I want to weigh in on the Limelight Marketplace since everyone is chatting about it. Many people are saddened. Many see this as the end of the world or evidence that the club scene is dead. I completely disagree. The fun was drained from the space well over a decade ago. Over the years when I drove by it on my way to some fabulous place or exciting rendezvous my mind would naturally wander to the heyday. I could see smiley faces or I would reminisce about some incredible event or happening, but the cab sped by and the memories became shadows and fog. Spaces really don’t get tired. The energies and abilities of the people who run them, breathe life into them, runs out. They move on to a better space, newer spaces or different endeavors. In the case of the Limelight, many were ripped from it, many passed, some escaped. The entrepreneurs who took over the joint after the Limelight brand had been extinguished never really understood the building or how to make it work.

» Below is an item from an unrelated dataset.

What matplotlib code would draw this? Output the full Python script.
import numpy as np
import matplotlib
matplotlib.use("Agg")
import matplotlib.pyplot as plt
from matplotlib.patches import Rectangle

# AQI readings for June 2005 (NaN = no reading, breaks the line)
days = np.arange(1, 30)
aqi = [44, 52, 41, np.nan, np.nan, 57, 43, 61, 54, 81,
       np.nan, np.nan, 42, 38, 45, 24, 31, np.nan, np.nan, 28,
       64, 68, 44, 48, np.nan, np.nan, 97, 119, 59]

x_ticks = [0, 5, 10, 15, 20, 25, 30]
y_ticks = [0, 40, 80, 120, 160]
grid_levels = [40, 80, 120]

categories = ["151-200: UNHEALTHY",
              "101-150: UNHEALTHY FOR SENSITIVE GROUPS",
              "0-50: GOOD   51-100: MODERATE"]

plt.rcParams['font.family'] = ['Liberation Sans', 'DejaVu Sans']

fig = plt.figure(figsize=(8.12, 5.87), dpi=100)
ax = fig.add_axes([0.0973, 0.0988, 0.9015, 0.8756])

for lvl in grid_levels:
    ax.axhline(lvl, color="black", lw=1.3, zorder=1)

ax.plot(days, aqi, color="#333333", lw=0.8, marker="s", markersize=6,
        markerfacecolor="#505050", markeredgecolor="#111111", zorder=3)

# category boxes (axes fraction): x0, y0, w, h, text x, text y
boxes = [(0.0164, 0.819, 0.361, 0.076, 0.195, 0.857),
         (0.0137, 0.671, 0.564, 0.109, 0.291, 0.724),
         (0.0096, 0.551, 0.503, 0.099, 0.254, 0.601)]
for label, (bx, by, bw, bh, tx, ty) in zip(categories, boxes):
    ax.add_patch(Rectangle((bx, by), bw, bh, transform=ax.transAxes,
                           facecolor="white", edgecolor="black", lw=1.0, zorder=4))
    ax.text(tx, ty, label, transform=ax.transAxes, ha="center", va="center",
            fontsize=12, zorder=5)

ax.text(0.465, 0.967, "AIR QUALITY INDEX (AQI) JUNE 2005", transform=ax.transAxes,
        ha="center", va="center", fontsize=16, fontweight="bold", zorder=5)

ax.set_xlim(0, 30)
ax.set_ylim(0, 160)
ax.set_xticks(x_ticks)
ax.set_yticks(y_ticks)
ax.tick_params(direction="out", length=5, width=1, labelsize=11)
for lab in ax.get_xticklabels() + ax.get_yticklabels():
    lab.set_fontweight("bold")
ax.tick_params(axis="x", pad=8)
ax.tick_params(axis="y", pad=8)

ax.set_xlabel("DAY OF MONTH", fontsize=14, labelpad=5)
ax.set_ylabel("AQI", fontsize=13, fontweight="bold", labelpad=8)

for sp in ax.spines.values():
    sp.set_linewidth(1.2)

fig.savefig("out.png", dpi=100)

David Marvisi, who had great success with Spa and the mega club Exit, tanked completely after a multi-million dollar renovation. He called it Estate but it was a big mistake and the financial burden took the wind out of his sails and the taste for nightlife out of his heart. The Lyons Group, out of Boston, followed and failed in the first 10 minutes of operation. They lingered for awhile but never captured the hearts, minds or loot of the Manhattan club scene. Lines of poorly dressed, young bridge and tunnel patrons lined up outside and signaled to all that passed to keep driving by. Neither group understood the market or how to make the room work.
Some will snidely interject that they ran it clean and that, under Peter Gatien, the club was fueled by drugs, drugs, more drugs and great music. It certainly seems that way looking back, but I argue there was a time before the assholes ran the asylum. A time when Limelight was simply amazing. That period before the techno was inescapably paired with pills was brilliant. It was before Michael Alig was turned to the dark side and I was programming, with much help from my friends.
The building—which has been a church, a place for addicts to find help—is now a shopping mall and that’s alright by me. With rent reportedly at 100k per month it could be nothing more. The various retailers can share in this rent comfortably. A long time ago I heard an idea to build a huge hotel/condominium above the landmark building. The old church would serve as a lobby and maybe house a couple of restaurants, maybe even a lounge. This still could happen in some future world when the roads are paved with yellow bricks. I asked Michael Alig, who sits upstate awaiting release into this tame new world, what he thought of the conversion to retail and his fondest Limelight memory.
“I mean, I suppose the conversion of one of the city's most notorious and decadent nightspots into a Wal-Mart is a fairly accurate, if depressing sign of the times. It was bound to happen sooner or later, but I don’t think it has much hope to survive as the building itself is cursed. What else would you expect from a space with the spookily ominous address of 66 6th avenue?”
A fond memory of the place?
"Actually a really cool memory, I think, is of Charlie. Charlie was a really quiet, middle-aged Asian man who came to Disco 2000 every Wednesday wearing a three-piece suit and carrying a briefcase. He’d go into the ladies room and change into a flimsy yellow see-through negligee then stuff the suit into his briefcase, buy a drink, climb up onto one of the club’s huge speaker boxes and go-go dance to the music. Nobody knew where Charlie came from or what he did for a living and nobody cared. The club was like some gigantic fantasy bubble. Inside the bubble you could be whatever you wanted to be and for 6 hours every Wednesday night surrounded by thousands of others who wouldn’t judge or label him. This guy seemed like the happiest man on the planet.”
Michael will eventually get out and it is inevitable that he and I will take a stroll through the mall. I can only wonder if that exact time will be leaked through Twitter and Facebook and iPhone and BBM and whatever other tech-o marvel du-jour. I wonder if thousands of ghosts of parties past will descend from the far away places, hinterlands and swell places that they now dwell in for one last “outlaw” party? Will Astro, and James and Aphro and Willyem and Keoki and Waltpaper and Sacred Boy rummage through their closets and find the look? Will Charlie stuff the suitcase with his three piece and buy a negligee from a Limelight Market vendor and dance upon a display case? Will the mall’s muzak be just perfect?